Шибанов тяжело вздохнул, и она замолчала.
– Катя, – сказал он. – Я летел сюда из Москвы, чтобы поговорить с тобой. Я хотел своими глазами убедиться в том, что все, что про тебя рассказывают – не сказки и не выдумки. Я убедился. Почему ты не хочешь мне помочь?
«Потому что я не сумела спасти маму, — подумала Катя. – Если у меня и есть дар, я его недостойна.»
– Я просто медсестра, – проговорила она, глядя в пол. – Девочки говорят, что мне везет. Может быть, поэтому мои больные выздоравливают чаще…
– Ну, нет, – Шибанов мотнул головой, – про везенье ты мне можешь не рассказывать. Это совсем другой случай. Эх, Катерина, не оставляешь ты мне другого выхода…
Его рука скользнула куда-то вниз, к голенищу начищенного хромового сапога. В следующую секунду Катя увидела, что капитан сжимает в руке большой нож с зубчатым лезвием.
– Товарищ Шибанов! – крикнула Солоухина, но капитан даже головы не повернул. С ужасной улыбкой он протянул к Кате левую руку и молниеносно полоснул по ней лезвием своего ножа.
Хлынула кровь. Катя отшатнулась вместе со стулом, но несколько капель упали на ее белый халат и расцвели там алыми розами.

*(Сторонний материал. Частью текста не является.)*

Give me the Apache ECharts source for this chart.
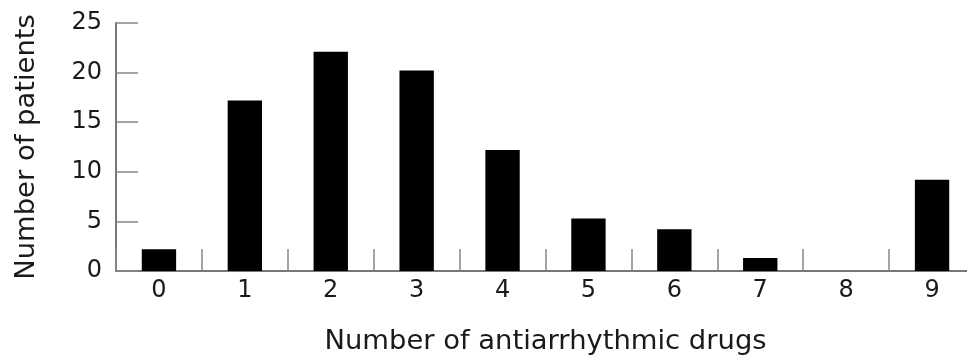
<!DOCTYPE html>
<html>
<head>
<meta charset="utf-8">
<script src="https://cdn.jsdelivr.net/npm/echarts@6/dist/echarts.min.js"></script>
<style>
html,body{margin:0;padding:0;background:#fff;}
#chart{width:967px;height:357px;}
</style>
</head>
<body>
<div id="chart"></div>
<script>
var categories = ['0','1','2','3','4','5','6','7','8','9'];
var patients = [2.2, 17.2, 22.1, 20.2, 12.2, 5.3, 4.2, 1.3, 0, 9.2];
var yTicks = [0, 5, 10, 15, 20, 25];

var FONT = '"DejaVu Sans", sans-serif';
var chart = echarts.init(document.getElementById('chart'), null, {renderer: 'canvas'});
chart.setOption({
  animation: false,
  backgroundColor: '#fff',
  grid: {left: 116, right: -8, top: 23, bottom: 86, containLabel: false, outerBoundsMode: 'none'},
  xAxis: {
    type: 'category',
    data: categories,
    name: 'Number of antiarrhythmic drugs',
    nameLocation: 'middle',
    nameGap: 57,
    nameTextStyle: {fontFamily: FONT, fontSize: 27.4, color: '#1a1a1a'},
    axisLine: {show: true, lineStyle: {color: '#777', width: 2}},
    axisTick: {show: true, inside: true, alignWithLabel: false, interval: 0, length: 22, lineStyle: {color: '#888', width: 1.5}},
    axisLabel: {fontFamily: FONT, fontSize: 24, color: '#1a1a1a', margin: 8, interval: 0}
  },
  yAxis: {
    type: 'value',
    min: yTicks[0],
    max: yTicks[yTicks.length - 1],
    interval: 5,
    name: 'Number of patients',
    nameLocation: 'middle',
    nameGap: 76,
    nameTextStyle: {fontFamily: FONT, fontSize: 27.4, color: '#1a1a1a'},
    splitLine: {show: false},
    axisLine: {show: true, lineStyle: {color: '#777', width: 2}},
    axisTick: {show: true, inside: true, length: 22, lineStyle: {color: '#888', width: 1.5}},
    axisLabel: {fontFamily: FONT, fontSize: 24, color: '#1a1a1a', margin: 14}
  },
  series: [{
    type: 'bar',
    data: patients,
    barWidth: '40%',
    itemStyle: {color: '#000'}
  }]
});
</script>
</body>
</html>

Солоухина отбросила папиросу и распахнула дверцы стенного шкафа. Вытащила оттуда бинт и резиновый жгут, и решительно устремилась к сидевшему на корточках капитану.
– Дайте сюда руку, немедленно!
– Нет, – каркнул Шибанов хрипло. Клавдия Алексеевна остановилась, будто налетев на невидимую стену. – Пусть Серебрякова… остановит… сама… без бинтов.